Our study revealed that there is S. haematobium and S. mansoni transmission in the urban area of Bamako, with the occurrence of infection at 14.7% (259/1,761) and 1.5% (22/1,491), respectively. The predominance of S. haematobium compared to S. mansoni has been reported before in Mali [3, 27]. Adaption of Bulinus truncatus, the major host snail of S. haematobium to a broad range of environmental conditions such as temperature, rainfall, and standing and flowing water bodies could be the reason for the widespread S. haematobium infection [21].

The factors, which were predictive of infection in our study, were the River side, age of child, the sociodemographic status of the parents, and the location of schools in relation to snail breeding sites. Children whose parents were workers were seven times more likely to be infected than children whose parents were civil servants (p < 0.001). The distance between the school where a child lives and the snail-colonized water source was another important exposure risk factor of infection. Children whose schools were located less than 100 m from the stream or River were three times more likely to be infected. According to the diversity of the urban area, children in the peripheral municipalities were likely to be more infected due to the presence and use of Niger River and its tributaries. The results are in agreement with studies conducted in Kenya and Malawi [28, 29]. In studies conducted in Brazil and Zambia, significant risk factors for infection were the male gender [odds ratio (OR) 2.42], and the ages of 9–12 years or 13–17 years (OR 3.33 and 3.26, respectively), compared to 5–8 year olds [30, 31]. In Nigeria, human urinary schistosomiasis appears to be highly endemic in peri-urban/rural areas and closely associated with poverty (a low family income, not living with biological parents). Literacy of the family head was, however, a protective factor [32].
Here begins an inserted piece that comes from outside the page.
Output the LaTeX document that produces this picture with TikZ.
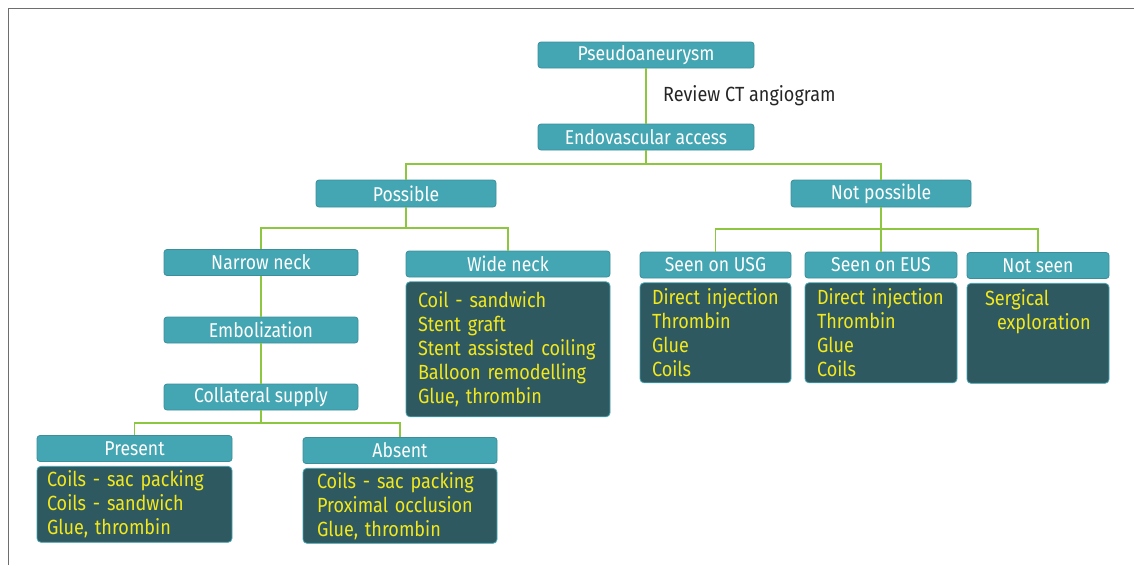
\documentclass[tikz,border=0pt]{standalone}
\usepackage{fontspec}
\setmainfont{Fira Sans}[FakeStretch=0.88]
\usepackage{tikz}
\usetikzlibrary{positioning}

\definecolor{headfill}{HTML}{44A6B3}
\definecolor{headline}{HTML}{3A8F9B}
\definecolor{leaffill}{HTML}{2F5960}
\definecolor{leaftext}{HTML}{F3E81C}
\definecolor{linkgreen}{HTML}{8DC63F}
\definecolor{framegray}{HTML}{6E6E6E}

\begin{document}
\begin{tikzpicture}[x=1pt,y=-1pt,
    head/.style={draw=headline,fill=headfill,rounded corners=3pt,line width=0.8pt,
      minimum height=26pt,inner sep=0pt,text=white,font=\fontsize{20}{22}\selectfont},
    leaf/.style={draw=headfill,fill=leaffill,rounded corners=4pt,line width=0.8pt,
      below=4pt of #1,anchor=north,inner xsep=10pt,inner ysep=0pt,align=left,
      text=leaftext,font=\fontsize{20.5}{24}\selectfont},
    link/.style={draw=linkgreen,line width=1.6pt}]
      \useasboundingbox (0,0) rectangle (1134,565);
      \draw[framegray,line width=1.5pt] (8.5,565) -- (8.5,8.5) -- (1134,8.5);

      % top
      \node[head,minimum width=216pt] (pa) at (646,55) {Pseudoaneurysm};
      \node[head,minimum width=216pt] (ea) at (646,137) {Endovascular access};
      \node[anchor=west,inner sep=0pt,text=black!85,font=\fontsize{20.5}{22}\selectfont] (ct) at (663,96) {Review CT angiogram};
      \node[head,minimum width=180pt,minimum height=27pt] (pos) at (406,193.5) {Possible};
      \node[head,minimum width=180pt,minimum height=27pt] (np)  at (881,193.5) {Not possible};

      % possible
      \node[head,minimum width=194pt] (nn) at (261,262.5) {Narrow neck};
      \node[head,minimum width=204pt] (wn) at (508,264) {Wide neck};
      \node[head,minimum width=194pt] (em) at (261,330) {Embolization};
      \node[head,minimum width=194pt] (cs) at (261,397) {Collateral supply};
      \node[head,minimum width=195pt] (pr) at (134.5,448.5) {Present};
      \node[head,minimum width=194pt] (ab) at (400,450.5) {Absent};

      \node[leaf=wn,minimum width=204pt,minimum height=135pt,inner xsep=12pt,text width=180pt] (wnd)
        {Coil - sandwich\\Stent graft\\Stent assisted coiling\\Balloon remodelling\\Glue, thrombin};
      \node[leaf=pr,minimum width=195pt,minimum height=76pt,text width=175pt] (prd)
        {Coils - sac packing\\Coils - sandwich\\Glue, thrombin};
      \node[leaf=ab,minimum width=194pt,minimum height=75pt,inner xsep=14pt,text width=166pt] (abd)
        {Coils - sac packing\\Proximal occlusion\\Glue, thrombin};

      % not possible
      \node[head,minimum width=151pt] (usg) at (715.5,265) {Seen on USG};
      \node[head,minimum width=152pt] (eus) at (881,265) {Seen on EUS};
      \node[head,minimum width=142pt] (ns)  at (1038,265.5) {Not seen};

      \node[leaf=usg,minimum width=151pt,minimum height=100pt,inner xsep=12pt,text width=127pt] (usgd)
        {Direct injection\\Thrombin\\Glue\\Coils};
      \node[leaf=eus,minimum width=152pt,minimum height=100pt,inner xsep=12pt,text width=128pt] (eusd)
        {Direct injection\\Thrombin\\Glue\\Coils};
      \node[leaf=ns,minimum width=142pt,minimum height=100pt,inner xsep=18pt,text width=106pt] (nsd)
        {Sergical\\\hspace*{12pt}exploration\\\mbox{}\\\mbox{}};

      % connectors
      \coordinate (j1) at (646,164);
      \coordinate (j2) at (406,228);
      \coordinate (j3) at (881,229);
      \coordinate (j4) at (261,423);
      \path[link]
      (pa) -- (ea)
      (ea) -- (j1) -| (pos)
      (j1) -| (np)
      (pos) -- (j2) -| (nn)
      (j2) -| (wn)
      (nn) -- (em)
      (em) -- (cs)
      (cs) -- (j4) -| (pr)
      (j4) -| (ab)
      (np) -- (j3) -| (usg)
      (j3) -- (eus)
      (j3) -| (ns)
      ;
\end{tikzpicture}
\end{document}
Independently to the vicinity of water bodies, poor sanitation around water sources is a major cause of infection: the prevalence rates of S. haematobium and S. mansoni were 46.7% and 28.2%, respectively, in 1997 around the Farako stream, one of the Niger River tributaries (see Figure 3). During this period, Farako served as a source of water for laundering, bathing, and other domestic and recreational activities. Most of the quarter dwellers, and especially children, excreted their feces throughout the stream, near the water bodies. The stream became a dumping ground propitious for snail growing. But, since 2010, the stream is free from snails and the prevalence rates in the schools bordering it decreased to zero. In general, with the implementation of mass chemotherapy with praziquantel since 2005, prevalence rates and intensities decreased significantly. However, infection persists due to poor sanitation along the other water bodies (streams and River).

Conclusion

The finding of S. haematobium and S. mansoni infected children, and the collection of Bulinus truncatus and B. pfeifferi infected with schistosome cercariae all confirmed the transmission of schistosomiasis in Bamako. Therefore, based on our findings, appropriate integrated control measures (annual mass drug administration with praziquantel for schoolchildren living along the Niger River and streams, and sanitation of water bodies) need to be introduced to control the transmission of this disease in the study area.